Description of the task: Starting from the top of the material, restate each line exactly until the line that contains "return (x - M_L) / PLOT_W", which is also copied. Pictures are excluded.

Data extract:
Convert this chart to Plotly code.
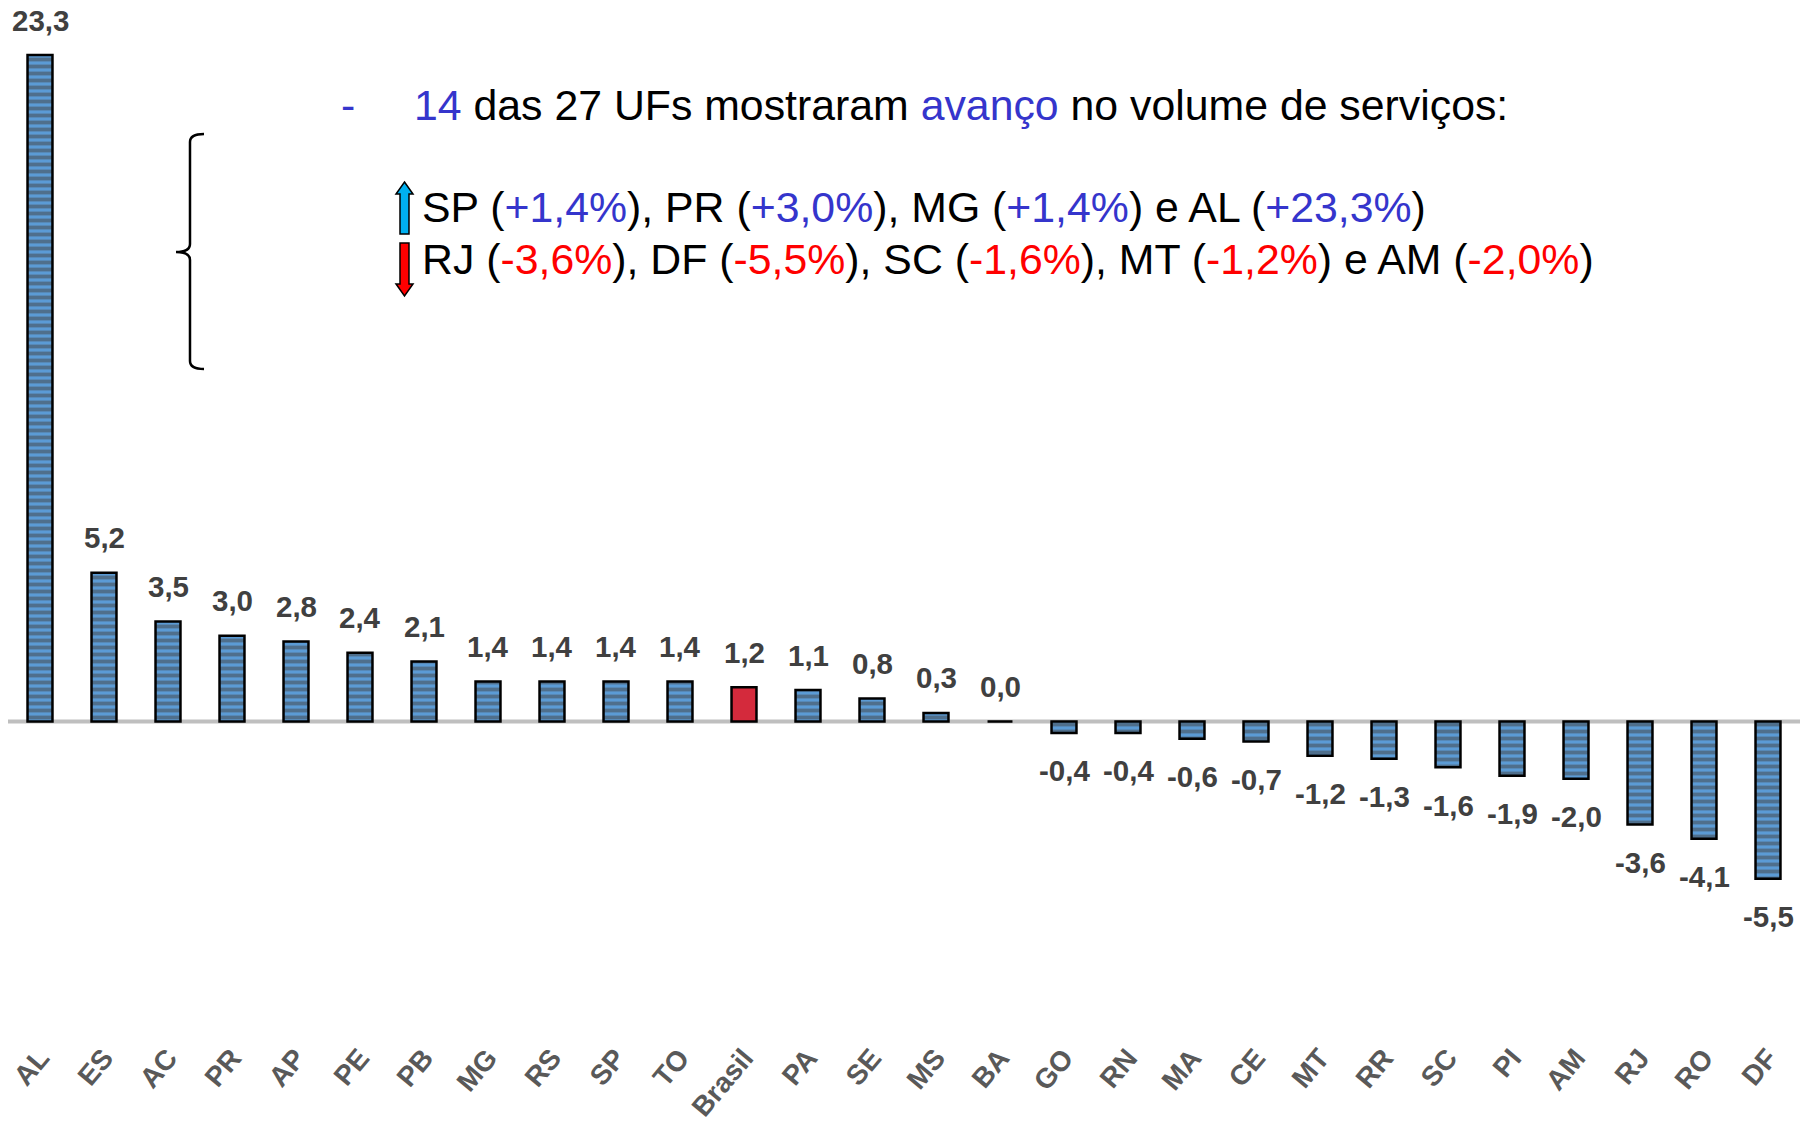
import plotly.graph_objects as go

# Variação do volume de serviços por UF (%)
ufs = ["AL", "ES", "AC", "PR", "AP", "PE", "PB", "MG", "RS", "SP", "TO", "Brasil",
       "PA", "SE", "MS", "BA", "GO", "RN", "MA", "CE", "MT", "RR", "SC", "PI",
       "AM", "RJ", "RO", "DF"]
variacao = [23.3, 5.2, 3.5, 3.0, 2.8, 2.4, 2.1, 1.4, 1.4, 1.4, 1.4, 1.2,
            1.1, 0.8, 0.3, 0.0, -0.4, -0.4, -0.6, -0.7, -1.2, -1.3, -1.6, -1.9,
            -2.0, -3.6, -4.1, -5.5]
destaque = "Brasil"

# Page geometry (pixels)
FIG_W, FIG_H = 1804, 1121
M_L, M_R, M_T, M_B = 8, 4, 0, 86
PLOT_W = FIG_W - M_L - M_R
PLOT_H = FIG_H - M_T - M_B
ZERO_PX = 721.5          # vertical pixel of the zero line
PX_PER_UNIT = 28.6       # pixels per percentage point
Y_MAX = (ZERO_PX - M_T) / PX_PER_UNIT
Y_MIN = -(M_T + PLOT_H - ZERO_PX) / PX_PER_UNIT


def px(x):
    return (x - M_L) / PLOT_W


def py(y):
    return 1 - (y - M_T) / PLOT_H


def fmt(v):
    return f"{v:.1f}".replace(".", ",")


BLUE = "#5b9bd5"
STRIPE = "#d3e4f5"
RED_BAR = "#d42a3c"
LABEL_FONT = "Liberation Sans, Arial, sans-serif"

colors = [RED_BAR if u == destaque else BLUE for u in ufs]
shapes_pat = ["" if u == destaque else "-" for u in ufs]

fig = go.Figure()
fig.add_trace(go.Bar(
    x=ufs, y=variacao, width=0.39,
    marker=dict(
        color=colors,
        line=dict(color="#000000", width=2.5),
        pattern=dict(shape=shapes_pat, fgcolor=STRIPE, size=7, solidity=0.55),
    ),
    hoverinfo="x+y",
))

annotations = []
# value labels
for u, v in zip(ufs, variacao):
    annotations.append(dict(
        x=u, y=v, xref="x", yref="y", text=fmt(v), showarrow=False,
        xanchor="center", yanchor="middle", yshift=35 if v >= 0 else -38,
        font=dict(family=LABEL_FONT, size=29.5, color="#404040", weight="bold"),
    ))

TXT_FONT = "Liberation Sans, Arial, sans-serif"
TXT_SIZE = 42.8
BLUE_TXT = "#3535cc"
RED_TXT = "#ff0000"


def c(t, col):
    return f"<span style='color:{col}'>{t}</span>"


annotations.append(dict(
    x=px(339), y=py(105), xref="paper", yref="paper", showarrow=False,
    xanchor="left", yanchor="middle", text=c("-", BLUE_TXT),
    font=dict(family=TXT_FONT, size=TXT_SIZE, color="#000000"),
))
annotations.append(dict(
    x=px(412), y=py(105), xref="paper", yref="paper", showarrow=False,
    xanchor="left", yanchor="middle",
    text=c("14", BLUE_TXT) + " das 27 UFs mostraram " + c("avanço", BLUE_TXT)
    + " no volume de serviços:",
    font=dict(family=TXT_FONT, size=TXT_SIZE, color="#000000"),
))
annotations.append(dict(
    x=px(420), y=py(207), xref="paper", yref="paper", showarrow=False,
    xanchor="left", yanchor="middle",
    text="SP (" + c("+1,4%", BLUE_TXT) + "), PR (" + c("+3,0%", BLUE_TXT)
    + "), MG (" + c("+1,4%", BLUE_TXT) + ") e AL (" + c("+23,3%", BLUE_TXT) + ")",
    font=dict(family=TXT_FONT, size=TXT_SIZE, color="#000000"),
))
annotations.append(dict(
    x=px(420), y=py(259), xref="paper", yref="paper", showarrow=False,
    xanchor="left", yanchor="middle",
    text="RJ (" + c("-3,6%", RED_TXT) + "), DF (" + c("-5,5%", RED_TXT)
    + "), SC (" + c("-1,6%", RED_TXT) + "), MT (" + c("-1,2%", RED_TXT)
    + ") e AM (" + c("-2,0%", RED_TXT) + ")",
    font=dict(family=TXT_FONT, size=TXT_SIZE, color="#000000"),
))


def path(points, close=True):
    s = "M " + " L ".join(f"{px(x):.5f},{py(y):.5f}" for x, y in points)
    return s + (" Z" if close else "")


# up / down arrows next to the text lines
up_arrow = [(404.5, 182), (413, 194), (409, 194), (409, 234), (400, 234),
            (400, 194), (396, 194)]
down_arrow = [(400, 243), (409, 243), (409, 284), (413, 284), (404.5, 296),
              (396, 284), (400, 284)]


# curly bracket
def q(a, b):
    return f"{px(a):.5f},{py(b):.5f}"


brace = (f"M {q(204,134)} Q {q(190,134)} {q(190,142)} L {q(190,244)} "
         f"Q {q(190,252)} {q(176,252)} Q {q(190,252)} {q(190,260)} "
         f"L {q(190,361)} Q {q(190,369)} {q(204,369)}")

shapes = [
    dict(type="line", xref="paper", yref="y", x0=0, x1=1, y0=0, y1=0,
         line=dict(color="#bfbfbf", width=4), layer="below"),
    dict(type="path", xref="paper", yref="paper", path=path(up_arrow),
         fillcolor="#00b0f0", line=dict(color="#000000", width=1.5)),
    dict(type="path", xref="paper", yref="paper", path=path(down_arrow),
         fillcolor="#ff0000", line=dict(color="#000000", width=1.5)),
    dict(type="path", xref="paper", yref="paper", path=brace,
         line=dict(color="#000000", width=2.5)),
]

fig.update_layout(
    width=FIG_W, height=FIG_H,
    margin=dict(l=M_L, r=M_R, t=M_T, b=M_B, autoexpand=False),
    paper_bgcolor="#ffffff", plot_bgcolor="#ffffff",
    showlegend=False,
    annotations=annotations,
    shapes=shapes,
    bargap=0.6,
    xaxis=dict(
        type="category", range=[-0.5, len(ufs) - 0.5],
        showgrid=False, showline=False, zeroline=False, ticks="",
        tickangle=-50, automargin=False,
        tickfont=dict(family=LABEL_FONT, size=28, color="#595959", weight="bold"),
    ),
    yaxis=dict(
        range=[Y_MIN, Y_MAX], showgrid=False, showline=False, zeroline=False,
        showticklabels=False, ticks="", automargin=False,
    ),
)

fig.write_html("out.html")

Written solution:
Convert this chart to Plotly code.
import plotly.graph_objects as go

# Variação do volume de serviços por UF (%)
ufs = ["AL", "ES", "AC", "PR", "AP", "PE", "PB", "MG", "RS", "SP", "TO", "Brasil",
       "PA", "SE", "MS", "BA", "GO", "RN", "MA", "CE", "MT", "RR", "SC", "PI",
       "AM", "RJ", "RO", "DF"]
variacao = [23.3, 5.2, 3.5, 3.0, 2.8, 2.4, 2.1, 1.4, 1.4, 1.4, 1.4, 1.2,
            1.1, 0.8, 0.3, 0.0, -0.4, -0.4, -0.6, -0.7, -1.2, -1.3, -1.6, -1.9,
            -2.0, -3.6, -4.1, -5.5]
destaque = "Brasil"

# Page geometry (pixels)
FIG_W, FIG_H = 1804, 1121
M_L, M_R, M_T, M_B = 8, 4, 0, 86
PLOT_W = FIG_W - M_L - M_R
PLOT_H = FIG_H - M_T - M_B
ZERO_PX = 721.5          # vertical pixel of the zero line
PX_PER_UNIT = 28.6       # pixels per percentage point
Y_MAX = (ZERO_PX - M_T) / PX_PER_UNIT
Y_MIN = -(M_T + PLOT_H - ZERO_PX) / PX_PER_UNIT


def px(x):
    return (x - M_L) / PLOT_W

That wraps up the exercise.